A wild looking DJ confronted me last night as I returned from a choir rehearsal, brandishing a knife. “Don’t come in the kitchen, dear,” he warned me, his face glowing like a ripe beetroot, “You wouldn’t like it.” I ignored his pleas and pushed past him in search of a glass of water, doing my best to ignore the grey fluff peeking out of a plastic bag in the sink.
The SAS Survival Handbook lay open on the coffee table and even our laptop featured a particularly gory selection of YouTube videos. No, DJ wasn’t re-enacting scenes from The Shining in my absence, but attempting to skin a rabbit for the first time.

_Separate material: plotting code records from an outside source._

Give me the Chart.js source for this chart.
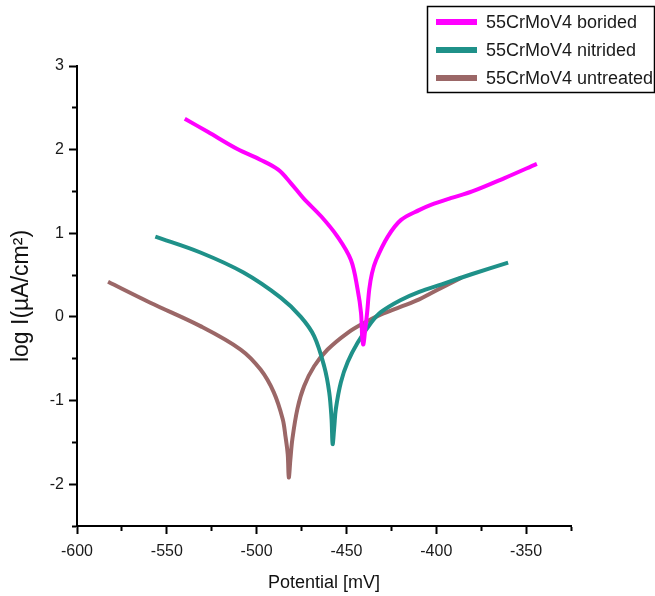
<!DOCTYPE html>
<html>
<head>
<meta charset="utf-8">
<script src="https://cdn.jsdelivr.net/npm/chart.js@4/dist/chart.umd.min.js"></script>
<style>
html,body{margin:0;padding:0;background:#fff;}
#c{display:block;}
</style>
</head>
<body>
<canvas id="c" width="655" height="596"></canvas>
<script>
// ---- data ----
const seriesLabels = ['55CrMoV4 borided', '55CrMoV4 nitrided', '55CrMoV4 untreated'];

const boridedX = [-540, -527, -511, -498, -488, -481, -474, -464, -455, -447.5, -443.8, -441.9, -441.2, -440.6, -439.8, -438.5, -437.3, -435.8, -433.5, -427, -419.6, -409.3, -403, -392, -380, -362, -344];
const boridedY = [2.37, 2.21, 2.01, 1.88, 1.76, 1.60, 1.42, 1.20, 0.96, 0.68, 0.33, 0.05, -0.25, -0.33, -0.20, 0.05, 0.33, 0.52, 0.68, 0.96, 1.16, 1.28, 1.34, 1.42, 1.50, 1.66, 1.83];

const nitridedX = [-556.4, -531.3, -507.3, -486.6, -475.4, -468, -462.4, -459.6, -458.3, -457.7, -456.8, -455.9, -453.1, -449.3, -443.8, -436.3, -430.7, -420, -409.5, -397, -380.4, -360];
const nitridedY = [0.96, 0.77, 0.53, 0.23, 0.0, -0.23, -0.59, -0.90, -1.22, -1.52, -1.32, -1.10, -0.78, -0.54, -0.31, -0.07, 0.06, 0.20, 0.30, 0.39, 0.51, 0.65];

const untreatedX = [-582.7, -559.2, -531.3, -508.9, -497.8, -490.5, -485.5, -484.0, -482.7, -482.1, -481.2, -480.1, -477.3, -473.6, -468, -460.5, -449.3, -440, -430.7, -420, -409.5, -397, -386];
const untreatedY = [0.42, 0.17, -0.11, -0.39, -0.63, -0.90, -1.22, -1.42, -1.64, -1.92, -1.70, -1.46, -1.10, -0.83, -0.59, -0.39, -0.19, -0.07, 0.03, 0.12, 0.21, 0.35, 0.47];

const seriesColors = ['#ff00ff', '#1f9189', '#9b6767'];

const xMin = -600, xMax = -325, xStep = 25, xLabelEvery = 50;
const yMin = -2.5, yMax = 3, yStep = 0.5;

const xTitle = 'Potential [mV]';
const yTitle = 'log I(\u00b5A/cm\u00b2)';

// ---- build chart ----
function pts(xs, ys){ return xs.map((x,i)=>({x:x, y:ys[i]})); }

Chart.defaults.font.family = "'Liberation Sans', Arial, sans-serif";
Chart.defaults.color = '#1a1a1a';

const isMajorX = v => Math.abs(v % xLabelEvery) < 1e-6;
const isMajorY = v => Math.abs(v - Math.round(v)) < 1e-6;

const legendBox = {
  id: 'legendBox',
  afterDraw(chart){
    const ctx = chart.ctx;
    ctx.save();
    ctx.strokeStyle = '#000';
    ctx.lineWidth = 1.5;
    ctx.strokeRect(427.5, 6.5, 227, 86);
    ctx.font = "18px 'Liberation Sans', Arial, sans-serif";
    ctx.textBaseline = 'middle';
    ctx.textAlign = 'left';
    chart.data.datasets.forEach((ds, i) => {
      const y = 22 + i * 28;
      ctx.strokeStyle = ds.borderColor;
      ctx.lineWidth = 6;
      ctx.beginPath();
      ctx.moveTo(436, y);
      ctx.lineTo(477, y);
      ctx.stroke();
      ctx.fillStyle = '#1a1a1a';
      ctx.fillText(ds.label, 486, y + 1);
    });
    ctx.restore();
  }
};

const allX = [boridedX, nitridedX, untreatedX];
const allY = [boridedY, nitridedY, untreatedY];

new Chart(document.getElementById('c'), {
  type: 'scatter',
  data: {
    datasets: seriesLabels.map((lab, i) => ({
      label: lab,
      data: pts(allX[i], allY[i]),
      showLine: true,
      borderColor: seriesColors[i],
      backgroundColor: seriesColors[i],
      borderWidth: 4,
      pointRadius: 0,
      tension: 0.35,
      borderJoinStyle: 'round'
    }))
  },
  options: {
    responsive: false,
    animation: false,
    layout: { padding: { left: 0, top: 66, right: 84, bottom: 0 } },
    plugins: { legend: { display: false }, tooltip: { enabled: false } },
    scales: {
      x: {
        type: 'linear', position: 'bottom', min: xMin, max: xMax,
        afterFit(s){ s.height = 70; },
        ticks: {
          stepSize: xStep, autoSkip: false, maxRotation: 0, padding: 8,
          font: { size: 16 }, color: '#1a1a1a',
          callback: v => isMajorX(v) ? String(v) : ''
        },
        grid: {
          drawOnChartArea: false, drawTicks: true, tickLength: 8,
          tickColor: '#000', tickWidth: 2,
          tickBorderDash: c => isMajorX(c.tick.value) ? [] : [4, 10],
          tickBorderDashOffset: 0
        },
        border: { color: '#000', width: 2 },
        title: { display: true, text: xTitle, font: { size: 18 }, color: '#111', padding: { top: 0, bottom: 2 } }
      },
      y: {
        type: 'linear', position: 'left', min: yMin, max: yMax,
        afterFit(s){ s.width = 77; },
        ticks: {
          stepSize: yStep, autoSkip: false, padding: 5,
          font: { size: 16 }, color: '#1a1a1a',
          callback: v => isMajorY(v) ? String(Math.round(v)) : ''
        },
        grid: {
          drawOnChartArea: false, drawTicks: true, tickLength: 8,
          tickColor: '#000', tickWidth: 2,
          tickBorderDash: c => isMajorY(c.tick.value) ? [] : [4, 3],
          tickBorderDashOffset: c => isMajorY(c.tick.value) ? 0 : 4
        },
        border: { color: '#000', width: 2 },
        title: { display: true, text: yTitle, font: { size: 23 }, color: '#111', padding: { top: 8, bottom: 0 } }
      }
    }
  },
  plugins: [legendBox]
});
</script>
</body>
</html>
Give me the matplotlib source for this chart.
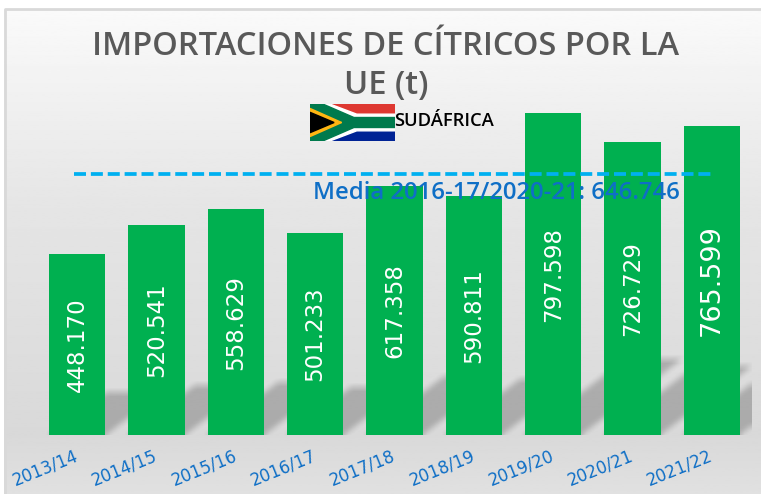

My bartering friend John got in touch yesterday morning. “I’m going shooting so I might have a rabbit for you,” he yelled over his crackly mobile phone. “If you’re not in I’ll leave it in a bin bag on your doorstep,” he added, worryingly. This was great, I thought, but not if my elderly next-door neighbour stumbled over it accidentally in the dark. Mind you, no doubt she has a stronger stomach than me, so she would probably be fairly sanguine about it all once she got over the initial shock.
As a soppy animal lover and a complete coward I wondered if I would be able to bring myself to look in John’s bin bag when it arrived, let alone skin it. Last year DJ and I attended a wild food course and just watching an expert skinning a rabbit turned me green. At the time I really thought I was going to vomit.
In the end John turned up while I was out and DJ agreed to skin it, being of a less neurotic disposition. Unfortunately we only had six eggs and our straight barter – rabbit for eggs – was for a dozen, so John will have to pop round later in the week to collect the rest when the girls have produced them.
So tonight rabbit stew is on the menu. And with food prices apparently spiralling it will be interesting to eat a meal for which we have essentially paid nothing, merely bartered our own goods. In some supermarkets people are spending 50 per cent more on free range eggs and the price pasta, rice and potatoes have risen sharply because of tighter supplies, increased demand and differing weather patterns.
Perhaps in some cases bartering may be the answer. But not everybody has the opportunity. We live near the countryside but if you live in an urban environment freshly shot rabbit probably isn’t an option! However, using a supermarket comparison website like mysupermarket.co.uk can help you compare prices of groceries from store to store. Here’s a good article on ten ways to save money on your shopping.
But I also think meal planning and making shopping list and really sticking to it is vital considering all the tricks supermarkets use to try and get you to buy things you don’t need. I try to avoid shopping when I’m hungry, and online shopping can be a good way of getting around this, as long as you buy enough to avoid paying a delivery charge depending on the supermarket you use. And avoiding waste is another issue. Apparently UK consumers throw away seven tonnes of food every year, so if we cut down on that we could all save a small fortune. I try not to have too much meat sitting in the fridge in case we forget to eat it and have to throw it out. Plus if there are leftovers I save them for my lunch or freeze them if I can.
Also buying grain and pasta in bulk can be more frugal. Maybe I don’t have a sensitive pallet, but I don’t notice any taste different between cheap and expensive pasta. On the other hand, I don’t like buying cheap meat. I prefer to eat less of it and have something that is better quality. So now if I make a stew, for example, I use just half the amount of meat and add more vegetables. While we should be careful to save money, we shouldn’t cut back on our nutrition and should make a point of enjoying our grub. After all, it’s one of the few vices I’ve got! Oh – and avoid buying popcorn at the cinema!
Are you affected by rising food prices? Where do you source cheap food from?